After a surprise introduction from Google's Executive Chairman, Eric Schmidt, waxing nostalgic on just how far smartphones have come, Motorola announced its new series of Droid RAZR Androids.

First off, we've got the rumored RAZR HD, the "most compact big-screen smartphone". It's got a 4.7-inch Super AMOLED HD screen with supposedly 85% more color saturation than an iPhone 4S. It packs a 2500mAh battery, with 16 hours of rated talk time. Despite the large-ish battery, it's only 8.4 millimeters thick.

The phone's powered by a 1.5GHz dual-core SoC, has a gigabyte of RAM, NFC support, and an eight-megapixel main camera – those same features are shared by all three handsets debuting today.

There's also going to be a separate Droid RAZR Maxx HD, a surprise we weren't expecting after hearing that Motorola might split the difference between the two and just have one with a moderately-size battery. Motorola claims users should see 32 hours of use on a charge. Besides the big battery, the Maxx also gets 32GB of storage.

Finally, we learn about the Droid RAZR M. The RAZR M has a 4.3-inch qHD Super AMOLED screen, and based on the language the company used, this sounds like the rumored edge-to-edge screen. It may not fully cover the phone's face, but we'll give them that it's large for the size of the handset.
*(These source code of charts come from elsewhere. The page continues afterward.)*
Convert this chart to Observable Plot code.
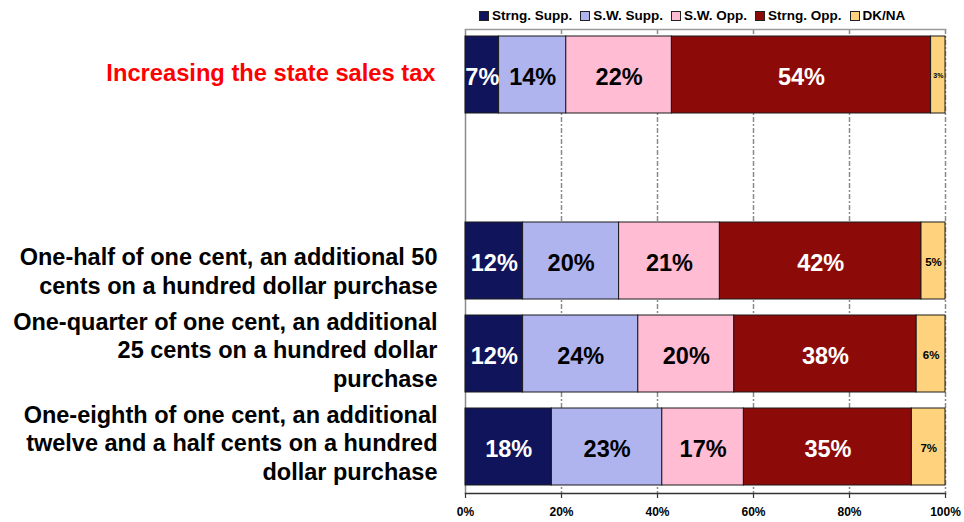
<!DOCTYPE html>
<html>
<head>
<meta charset="utf-8">
<script src="https://cdn.jsdelivr.net/npm/d3@7"></script>
<script src="https://cdn.jsdelivr.net/npm/@observablehq/plot@0.6"></script>
<style>
  html, body { margin: 0; padding: 0; background: #fff; }
  body { width: 964px; height: 522px; position: relative; overflow: hidden; font-family: "Liberation Sans", Arial, sans-serif; }
  #legend { position: absolute; top: 8px; left: 479px; display: flex; align-items: center; font-size: 13.5px; font-weight: bold; color: #000; white-space: nowrap; }
  #legend .item { display: flex; align-items: center; margin-right: 8px; }
  #legend .sw { width: 8px; height: 8px; border: 1px solid #222; margin-right: 3px; }
  #chart { position: absolute; top: 0; left: 0; }
</style>
</head>
<body>
<div id="chart"></div>
<div id="legend"></div>
<script>
// ---- data ----
const questions = [
  "Increasing the state sales tax",
  "One-half of one cent, an additional 50\ncents on a hundred dollar purchase",
  "One-quarter of one cent, an additional\n25 cents on a hundred dollar\npurchase",
  "One-eighth of one cent, an additional\ntwelve and a half cents on a hundred\ndollar purchase"
];
const rowOrder = [questions[0], " ", questions[1], questions[2], questions[3]];
const responses = ["Strng. Supp.", "S.W. Supp.", "S.W. Opp.", "Strng. Opp.", "DK/NA"];
const strngSupp = [7, 12, 12, 18];
const swSupp    = [14, 20, 24, 23];
const swOpp     = [22, 21, 20, 17];
const strngOpp  = [54, 42, 38, 35];
const dkna      = [3, 5, 6, 7];
const colors = ["#10145a", "#afb4ef", "#ffbcd3", "#8c0b08", "#ffd37d"];
const xTicks = [0, 20, 40, 60, 80, 100];

// ---- build table ----
const series = [strngSupp, swSupp, swOpp, strngOpp, dkna];
const table = [];
questions.forEach((q, i) => {
  let acc = 0;
  responses.forEach((r, j) => {
    const v = series[j][i];
    table.push({question: q, response: r, value: v, x1: acc, x2: acc + v});
    acc += v;
  });
});
const mid = d => (d.x1 + d.x2) / 2;
const lightText = new Set(["Strng. Supp.", "Strng. Opp."]);

const font = "'Liberation Sans', Arial, sans-serif";

const chart = Plot.plot({
  width: 964,
  height: 522,
  marginTop: 29,
  marginBottom: 29,
  marginLeft: 465,
  marginRight: 19,
  style: {fontFamily: font, background: "white", color: "#000", overflow: "visible"},
  x: {domain: [0, 100], axis: null},
  y: {type: "band", domain: rowOrder, paddingInner: 0.172, paddingOuter: 0.075, axis: null},
  color: {domain: responses, range: colors},
  marks: [
    Plot.ruleX(xTicks.slice(1), {stroke: "#8a8a8a", strokeWidth: 1.5, strokeDasharray: "5,2,2,2"}),
    Plot.ruleX([0], {stroke: "#8a8a8a", strokeWidth: 1.5}),
    Plot.frame({anchor: "top", stroke: "#9a9a9a", strokeWidth: 1.5}),
    Plot.frame({anchor: "bottom", stroke: "#333", strokeWidth: 1.5}),
    Plot.axisX({ticks: xTicks, tickFormat: d => d + "%", tickSize: 5, tickPadding: 9, fontSize: 12, fontWeight: "bold", stroke: "#333", strokeWidth: 1.2}),
    Plot.barX(table, {x1: "x1", x2: "x2", y: "question", fill: "response", stroke: "#1a1a1a", strokeWidth: 1}),
    Plot.text(table.filter(d => lightText.has(d.response)), {
      x: mid, y: "question", text: d => d.value + "%",
      fill: "#fff", fontSize: 23.5, fontWeight: "bold", dy: 2.5
    }),
    Plot.text(table.filter(d => d.response !== "DK/NA" && !lightText.has(d.response)), {
      x: mid, y: "question", text: d => d.value + "%",
      fill: "#000", fontSize: 23.5, fontWeight: "bold", dy: 2.5
    }),
    Plot.text(table.filter(d => d.response === "DK/NA"), {
      x: mid, y: "question", text: d => d.value + "%",
      fill: "#000", fontSize: d => d.value < 4 ? 7 : 11.5, fontWeight: "bold", dy: 1
    }),
    Plot.text([questions[0]], {
      x: 0, y: d => d, text: d => d, textAnchor: "end", dx: -30, dy: -2,
      fill: "#ff0000", fontSize: 23.7, fontWeight: "bold"
    }),
    Plot.text(questions.slice(1), {
      x: 0, y: d => d, text: d => d, textAnchor: "end", dx: -28, dy: 32.5,
      lineAnchor: "bottom", lineHeight: 1.2,
      fill: "#000", fontSize: 23.5, fontWeight: "bold"
    })
  ]
});
document.getElementById("chart").appendChild(chart);

// ---- legend ----
const legend = document.getElementById("legend");
responses.forEach((r, i) => {
  const item = document.createElement("div");
  item.className = "item";
  const sw = document.createElement("div");
  sw.className = "sw";
  sw.style.background = colors[i];
  const t = document.createElement("span");
  t.textContent = r;
  item.appendChild(sw);
  item.appendChild(t);
  legend.appendChild(item);
});
</script>
</body>
</html>
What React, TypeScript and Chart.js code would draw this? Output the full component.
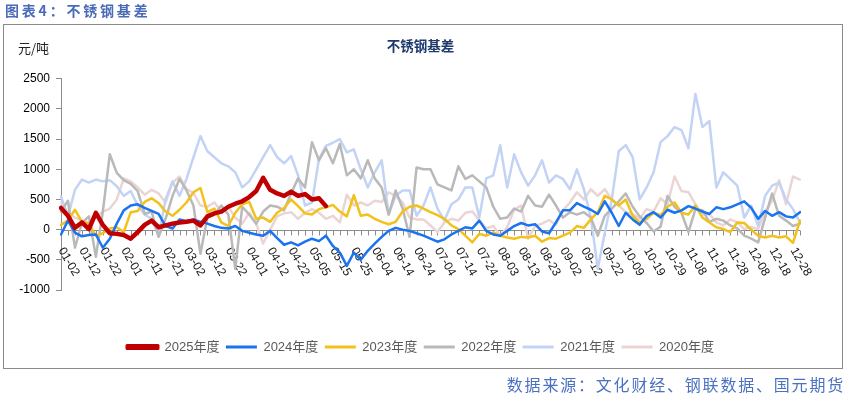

Motorola is all about battery capacity today, and even the RAZR M gets a 2000 mAh component.

The RAZR HD and Maxx HD will be available for sale sometime before the holiday season. The RAZR M will go up for sale just next week, with pre-orders open today, and will sell for just about $100 on-contract.

All three will get Jelly Bean before the end of the year. Motorola revealed plans to upgrade many of its existing Androids to Jelly Bean, as well, and will be offering $100 trade-in credits for owners of certain devices that won't be getting official Jelly Bean updates, to entice those users to step up to newer hardware.